• [GOAL]:
Write every line out verbatim and omit the pictures.

• [RECORDED DATA]:
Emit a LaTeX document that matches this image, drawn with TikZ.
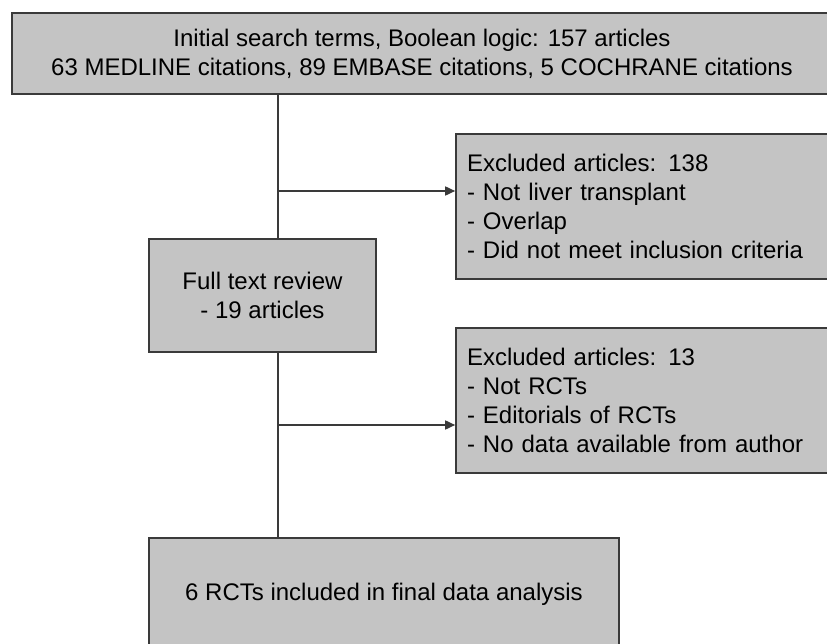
\documentclass[tikz,border=0pt]{standalone}
\usepackage{fontspec}
\setmainfont{Liberation Sans}
\usepackage{xcolor}
\usepackage{tikz}
\usetikzlibrary{arrows.meta}
\definecolor{boxfill}{HTML}{C4C4C4}
\definecolor{boxline}{HTML}{3A3A3A}
\tikzset{stage/.style = {draw=boxline, fill=boxfill, line width=1.6pt,
    align=center, inner sep=0pt, font=\fontsize{24}{28.8}\selectfont},
  excl/.style = {stage, align=left, text width=352pt, inner xsep=11pt,
    minimum width=374pt, minimum height=145pt},
  link/.style = {draw=boxline, line width=1.6pt},
  arr/.style = {link, -{Triangle[length=10pt,width=9pt]}}
}

\begin{document}
\begin{tikzpicture}[x=1pt,y=-1pt]
  \useasboundingbox (0,0) rectangle (827,644);
  \node[stage, minimum width=820pt, minimum height=81pt] (search) at (422,53.5)
    {Initial search terms, Boolean logic: 157 articles\\
     63 MEDLINE citations, 89 EMBASE citations, 5 COCHRANE citations};
  \node[excl] (excl1) at (643,206.5)
    {Excluded articles: 138\\- Not liver transplant\\- Overlap\\- Did not meet inclusion criteria};
  \node[stage, minimum width=227pt, minimum height=113pt] (review) at (262.5,295.5)
    {Full text review\\- 19 articles};
  \node[excl] (excl2) at (643,400.5)
    {Excluded articles: 13\\- Not RCTs\\- Editorials of RCTs\\- No data available from author};
  \node[stage, minimum width=470pt, minimum height=112pt] (final) at (384,594)
    {6 RCTs included in final data analysis};
  \coordinate (spine) at (278,0);
  \coordinate (b1) at (278,191);
  \coordinate (b2) at (278,425);
  % main line and the two exclusions
  \draw[link] (search.south -| spine) -- (review.north -| spine);
  \draw[link] (review.south -| spine) -- (final.north -| spine);
  \draw[arr] (b1) -- (b1 -| excl1.west);
  \draw[arr] (b2) -- (b2 -| excl2.west);
\end{tikzpicture}
\end{document}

• [WRITTEN RESPONSE]:
Emit a LaTeX document that matches this image, drawn with TikZ.
\documentclass[tikz,border=0pt]{standalone}
\usepackage{fontspec}
\setmainfont{Liberation Sans}
\usepackage{xcolor}
\usepackage{tikz}
\usetikzlibrary{arrows.meta}
\definecolor{boxfill}{HTML}{C4C4C4}
\definecolor{boxline}{HTML}{3A3A3A}
\tikzset{stage/.style = {draw=boxline, fill=boxfill, line width=1.6pt,
    align=center, inner sep=0pt, font=\fontsize{24}{28.8}\selectfont},
  excl/.style = {stage, align=left, text width=352pt, inner xsep=11pt,
    minimum width=374pt, minimum height=145pt},
  link/.style = {draw=boxline, line width=1.6pt},
  arr/.style = {link, -{Triangle[length=10pt,width=9pt]}}
}

\begin{document}
\begin{tikzpicture}[x=1pt,y=-1pt]
  \useasboundingbox (0,0) rectangle (827,644);
  \node[stage, minimum width=820pt, minimum height=81pt] (search) at (422,53.5)
    {Initial search terms, Boolean logic: 157 articles\\
     63 MEDLINE citations, 89 EMBASE citations, 5 COCHRANE citations};
  \node[excl] (excl1) at (643,206.5)
    {Excluded articles: 138\\- Not liver transplant\\- Overlap\\- Did not meet inclusion criteria};
  \node[stage, minimum width=227pt, minimum height=113pt] (review) at (262.5,295.5)
    {Full text review\\- 19 articles};
  \node[excl] (excl2) at (643,400.5)
    {Excluded articles: 13\\- Not RCTs\\- Editorials of RCTs\\- No data available from author};
  \node[stage, minimum width=470pt, minimum height=112pt] (final) at (384,594)
    {6 RCTs included in final data analysis};
  \coordinate (spine) at (278,0);
  \coordinate (b1) at (278,191);
  \coordinate (b2) at (278,425);
  % main line and the two exclusions
  \draw[link] (search.south -| spine) -- (review.north -| spine);
  \draw[link] (review.south -| spine) -- (final.north -| spine);
  \draw[arr] (b1) -- (b1 -| excl1.west);
  \draw[arr] (b2) -- (b2 -| excl2.west);
\end{tikzpicture}
\end{document}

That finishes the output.